Como de costumbre, hice una parada en el puesto de verduras en Altamira para comprar algunas cositas. Es el que queda detrás de Yaya’s, en el área de Guaynabo que se inunda con cualquier aguacero.

Me estacioné frente a la carpa y de inmediato escuché un grito: “¿Con qué cuento viene hoy Alexandra?” Era Franklin, el dueño del puesto, un simpático obrero dominicano que se gana la vida en aquel pedazo de acera.

Trabajador incansable, como la mayoría de sus compatriotas residentes en la Isla para quienes no existen los días feriados. Nos hicimos amigos hablando de deportes y farándula. Siempre me daba su opinión sobre lo que se hablaba en “Dando Candela”, pero me decía que no le gustaba el chisme. 

Si algún equipo dominicano le gana a Puerto Rico me recibe gritando algún refrán dominicano. Atiende a  sus clientes con el corazón. Si voy con los nenes arranca un guineo y se los da. La nena ya se acostumbró y se lo recuerda cuando nota que nos vamos y Franklin no se ha puesto pálido.

Aquel día le pedí lo necesario para hacer un sancocho. Luego de entregarme las verduras me dio una bolsa de recao  y me dice que es el aguinaldo de Navidad, que no tenía que pagarlo. Traté de no aceptarlo, pero fue imposible, le dije Feliz Navidad y se lo agradecí. “Pero no hay tregua, este año lo que hay es fuete para los equipos boricuas”, me gritó mientras me despedía con su típica sonrisa de cachete a cachete.

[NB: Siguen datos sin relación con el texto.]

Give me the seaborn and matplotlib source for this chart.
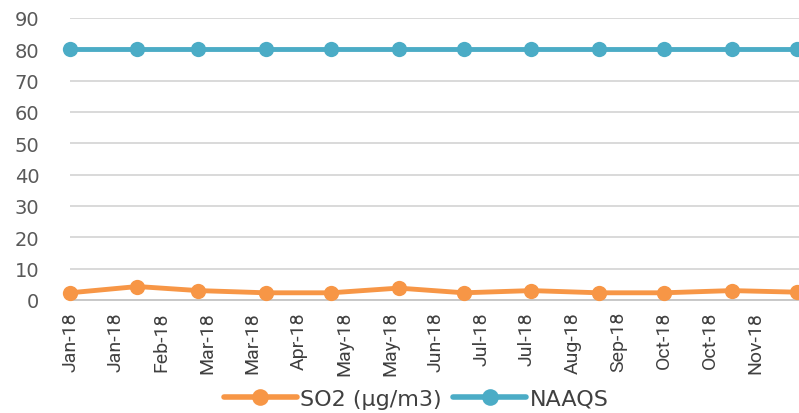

Aquella bolsa de  recao tiene mucho significado. Franklin vive de las ventas de sus viandas, frutas y vegetales; es lo que tiene y fue eso lo que ofrendó. No regaló de lo que sobraba o había perdido utilidad, sino de lo que le permite alimentar a su familia. Lo hizo con amor y deseo genuino de agradar, como deben ser los aguinaldos, generando más satisfacción en quien lo otorga que en quien lo recibe. Lo poco o mucho no es lo importante, la bolsa de recao de 

Franklin tiene tanto o más valor que el más ostentoso regalo.

Agradecer las bendiciones con una plegaria es importante, pero compartiendo lo que tenemos es cuando demostramos verdadera gratitud.

Ese menudo o pesito que ponemos en la mano extendida del mendigo, el almuerzo a quien tiene hambre, la ayuda o alegría a quien la necesita, puede cambiar la vida de la gente, aunque sea un instante, y nos hace mejores seres humanos. Sin juzgar ni preguntar el porqué de la necesidad, si nos choca de frente y tenemos la posibilidad de ayudar, debemos hacerlo.

El aguinaldo de Franklin llegó a la olla como él quería, ayudando a sazonar tremendo  sancocho.